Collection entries
═══

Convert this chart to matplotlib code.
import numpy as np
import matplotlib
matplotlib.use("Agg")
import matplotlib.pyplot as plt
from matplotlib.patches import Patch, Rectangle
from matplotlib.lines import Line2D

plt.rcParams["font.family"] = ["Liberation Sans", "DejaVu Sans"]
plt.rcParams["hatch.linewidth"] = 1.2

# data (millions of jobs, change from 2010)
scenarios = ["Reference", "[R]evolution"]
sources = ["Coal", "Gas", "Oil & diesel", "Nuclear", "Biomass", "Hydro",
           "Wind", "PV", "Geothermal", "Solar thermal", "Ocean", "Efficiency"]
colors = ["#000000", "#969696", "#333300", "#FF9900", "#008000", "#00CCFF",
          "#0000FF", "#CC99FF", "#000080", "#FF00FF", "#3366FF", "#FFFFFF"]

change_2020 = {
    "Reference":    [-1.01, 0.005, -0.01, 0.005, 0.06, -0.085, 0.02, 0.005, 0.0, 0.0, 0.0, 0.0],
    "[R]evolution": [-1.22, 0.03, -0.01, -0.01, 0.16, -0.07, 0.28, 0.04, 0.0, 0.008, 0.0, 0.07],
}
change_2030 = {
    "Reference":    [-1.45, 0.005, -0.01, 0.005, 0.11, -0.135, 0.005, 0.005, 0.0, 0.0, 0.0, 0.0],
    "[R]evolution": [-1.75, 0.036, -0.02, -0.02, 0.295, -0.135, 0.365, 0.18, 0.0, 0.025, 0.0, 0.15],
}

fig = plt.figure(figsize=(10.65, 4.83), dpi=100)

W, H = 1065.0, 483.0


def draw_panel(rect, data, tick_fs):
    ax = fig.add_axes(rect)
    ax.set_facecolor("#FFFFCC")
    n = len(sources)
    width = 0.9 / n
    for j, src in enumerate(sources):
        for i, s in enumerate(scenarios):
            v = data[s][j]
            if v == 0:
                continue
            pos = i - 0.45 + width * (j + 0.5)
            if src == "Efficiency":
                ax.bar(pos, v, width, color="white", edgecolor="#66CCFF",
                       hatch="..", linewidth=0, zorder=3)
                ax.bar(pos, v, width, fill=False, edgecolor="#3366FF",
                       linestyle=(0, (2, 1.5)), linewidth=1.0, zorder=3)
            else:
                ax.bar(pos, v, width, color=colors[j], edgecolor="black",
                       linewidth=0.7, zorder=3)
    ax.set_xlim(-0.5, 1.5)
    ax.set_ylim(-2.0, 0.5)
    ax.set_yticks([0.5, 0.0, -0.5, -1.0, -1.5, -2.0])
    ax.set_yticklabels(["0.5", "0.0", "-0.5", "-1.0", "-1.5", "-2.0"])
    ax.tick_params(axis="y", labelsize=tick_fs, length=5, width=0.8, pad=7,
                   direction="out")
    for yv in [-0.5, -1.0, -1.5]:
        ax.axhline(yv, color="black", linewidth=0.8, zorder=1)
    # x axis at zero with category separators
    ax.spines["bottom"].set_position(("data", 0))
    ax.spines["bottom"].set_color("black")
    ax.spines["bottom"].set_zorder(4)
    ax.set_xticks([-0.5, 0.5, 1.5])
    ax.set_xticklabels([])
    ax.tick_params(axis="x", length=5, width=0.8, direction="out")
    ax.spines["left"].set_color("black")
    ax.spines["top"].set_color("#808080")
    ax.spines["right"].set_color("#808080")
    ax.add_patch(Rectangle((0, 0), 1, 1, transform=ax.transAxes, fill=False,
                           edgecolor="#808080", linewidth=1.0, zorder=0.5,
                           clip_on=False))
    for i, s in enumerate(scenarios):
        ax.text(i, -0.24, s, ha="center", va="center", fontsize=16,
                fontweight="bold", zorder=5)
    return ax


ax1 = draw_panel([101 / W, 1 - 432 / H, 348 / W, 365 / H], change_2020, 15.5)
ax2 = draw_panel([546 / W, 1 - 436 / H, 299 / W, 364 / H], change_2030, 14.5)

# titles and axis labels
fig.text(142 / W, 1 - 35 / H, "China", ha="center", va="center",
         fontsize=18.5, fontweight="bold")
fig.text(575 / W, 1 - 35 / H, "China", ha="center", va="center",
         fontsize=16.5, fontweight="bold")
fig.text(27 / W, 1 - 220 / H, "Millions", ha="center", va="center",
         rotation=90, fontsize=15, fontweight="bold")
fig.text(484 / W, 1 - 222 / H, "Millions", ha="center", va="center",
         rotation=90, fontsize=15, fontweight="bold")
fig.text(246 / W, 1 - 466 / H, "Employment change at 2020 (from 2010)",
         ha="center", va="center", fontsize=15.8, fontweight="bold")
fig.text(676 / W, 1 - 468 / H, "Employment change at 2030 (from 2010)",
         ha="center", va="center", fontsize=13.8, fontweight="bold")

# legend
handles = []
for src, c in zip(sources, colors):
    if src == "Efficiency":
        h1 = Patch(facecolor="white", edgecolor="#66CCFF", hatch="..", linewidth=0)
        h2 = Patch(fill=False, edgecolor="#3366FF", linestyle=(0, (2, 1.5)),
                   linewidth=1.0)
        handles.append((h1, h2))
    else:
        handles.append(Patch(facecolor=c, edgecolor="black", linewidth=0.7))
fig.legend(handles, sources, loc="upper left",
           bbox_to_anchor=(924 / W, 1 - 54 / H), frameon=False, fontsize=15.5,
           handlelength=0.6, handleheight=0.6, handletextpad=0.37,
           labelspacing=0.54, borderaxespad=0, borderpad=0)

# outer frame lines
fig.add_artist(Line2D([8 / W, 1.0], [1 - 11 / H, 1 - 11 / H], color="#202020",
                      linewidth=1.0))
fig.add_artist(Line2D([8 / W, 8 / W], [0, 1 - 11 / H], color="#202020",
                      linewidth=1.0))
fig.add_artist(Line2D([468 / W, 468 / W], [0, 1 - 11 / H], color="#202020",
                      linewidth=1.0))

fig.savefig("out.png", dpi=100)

═══

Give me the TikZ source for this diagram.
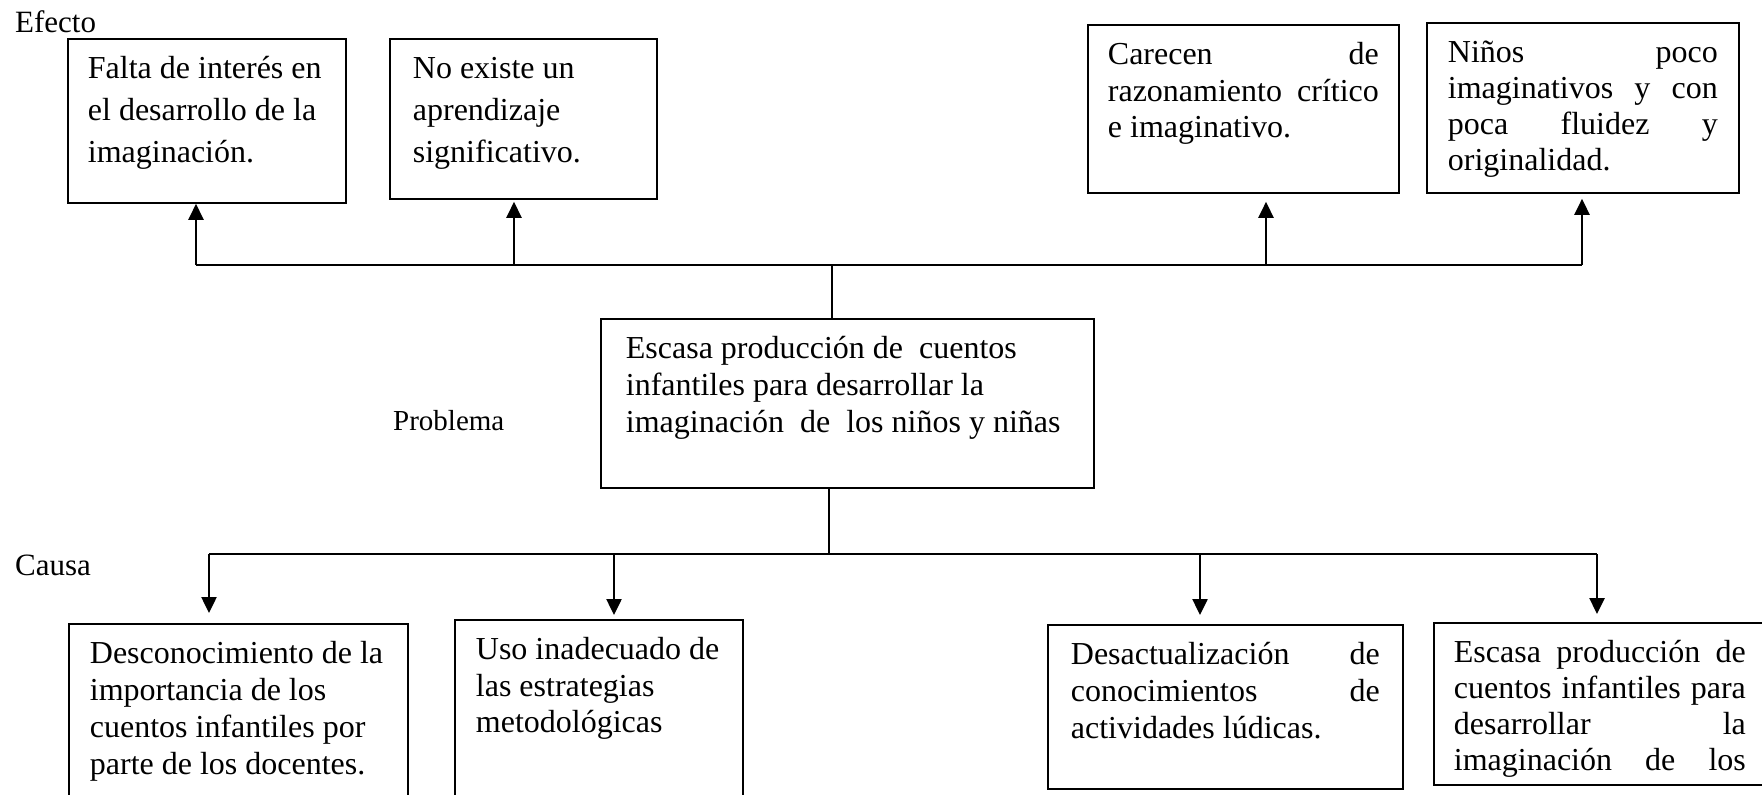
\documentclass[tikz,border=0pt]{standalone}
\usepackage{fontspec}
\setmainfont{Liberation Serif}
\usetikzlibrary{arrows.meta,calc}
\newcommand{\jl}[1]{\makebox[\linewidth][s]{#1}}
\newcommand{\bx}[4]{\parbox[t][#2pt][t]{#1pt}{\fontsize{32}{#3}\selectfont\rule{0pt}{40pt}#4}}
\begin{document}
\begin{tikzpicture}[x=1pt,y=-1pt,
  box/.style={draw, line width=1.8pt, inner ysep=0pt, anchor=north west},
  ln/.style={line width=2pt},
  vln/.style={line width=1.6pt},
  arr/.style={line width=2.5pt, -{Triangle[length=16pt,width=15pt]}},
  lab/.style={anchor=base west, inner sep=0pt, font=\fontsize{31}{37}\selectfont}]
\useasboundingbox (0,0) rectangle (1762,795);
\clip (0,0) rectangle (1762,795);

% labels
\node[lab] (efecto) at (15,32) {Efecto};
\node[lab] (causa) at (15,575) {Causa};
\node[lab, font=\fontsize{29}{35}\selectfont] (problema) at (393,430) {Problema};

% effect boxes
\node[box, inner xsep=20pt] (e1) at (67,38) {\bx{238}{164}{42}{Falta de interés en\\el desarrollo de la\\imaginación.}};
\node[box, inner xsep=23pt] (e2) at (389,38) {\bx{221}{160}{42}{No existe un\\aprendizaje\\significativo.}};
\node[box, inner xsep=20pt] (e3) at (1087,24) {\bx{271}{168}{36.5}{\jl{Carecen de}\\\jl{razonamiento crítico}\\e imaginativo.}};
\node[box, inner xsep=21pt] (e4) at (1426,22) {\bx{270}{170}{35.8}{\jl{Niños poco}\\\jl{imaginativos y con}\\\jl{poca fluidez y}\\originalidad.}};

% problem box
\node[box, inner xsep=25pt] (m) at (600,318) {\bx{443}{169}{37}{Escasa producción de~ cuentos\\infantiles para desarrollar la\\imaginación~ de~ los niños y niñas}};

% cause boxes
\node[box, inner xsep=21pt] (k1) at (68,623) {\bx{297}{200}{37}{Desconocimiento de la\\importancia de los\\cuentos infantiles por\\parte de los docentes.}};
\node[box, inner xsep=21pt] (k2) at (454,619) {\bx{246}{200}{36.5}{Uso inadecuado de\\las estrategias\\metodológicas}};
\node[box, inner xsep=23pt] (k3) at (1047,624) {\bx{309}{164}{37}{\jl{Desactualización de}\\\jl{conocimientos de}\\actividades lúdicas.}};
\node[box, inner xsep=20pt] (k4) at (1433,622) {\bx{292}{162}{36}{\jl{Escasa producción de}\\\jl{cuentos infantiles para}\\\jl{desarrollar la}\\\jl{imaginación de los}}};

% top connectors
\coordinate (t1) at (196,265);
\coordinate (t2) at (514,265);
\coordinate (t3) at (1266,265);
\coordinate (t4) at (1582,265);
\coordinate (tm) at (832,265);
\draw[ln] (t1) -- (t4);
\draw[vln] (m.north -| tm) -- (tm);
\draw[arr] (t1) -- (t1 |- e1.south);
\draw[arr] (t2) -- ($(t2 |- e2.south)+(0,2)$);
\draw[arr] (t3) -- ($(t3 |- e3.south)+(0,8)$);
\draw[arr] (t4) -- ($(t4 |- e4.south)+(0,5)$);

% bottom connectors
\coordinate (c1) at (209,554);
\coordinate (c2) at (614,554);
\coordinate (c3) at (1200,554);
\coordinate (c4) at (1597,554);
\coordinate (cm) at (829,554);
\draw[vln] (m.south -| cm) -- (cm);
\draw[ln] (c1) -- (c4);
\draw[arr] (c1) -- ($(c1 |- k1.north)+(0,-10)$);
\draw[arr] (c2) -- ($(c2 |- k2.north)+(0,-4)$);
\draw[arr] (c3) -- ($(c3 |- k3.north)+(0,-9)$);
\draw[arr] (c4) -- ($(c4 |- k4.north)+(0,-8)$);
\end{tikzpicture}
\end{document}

═══

[Exercise requirements]
In the records above, find each line with the word "this" and copy it.

[Correct response]
Convert this chart to matplotlib code.
Give me the TikZ source for this diagram.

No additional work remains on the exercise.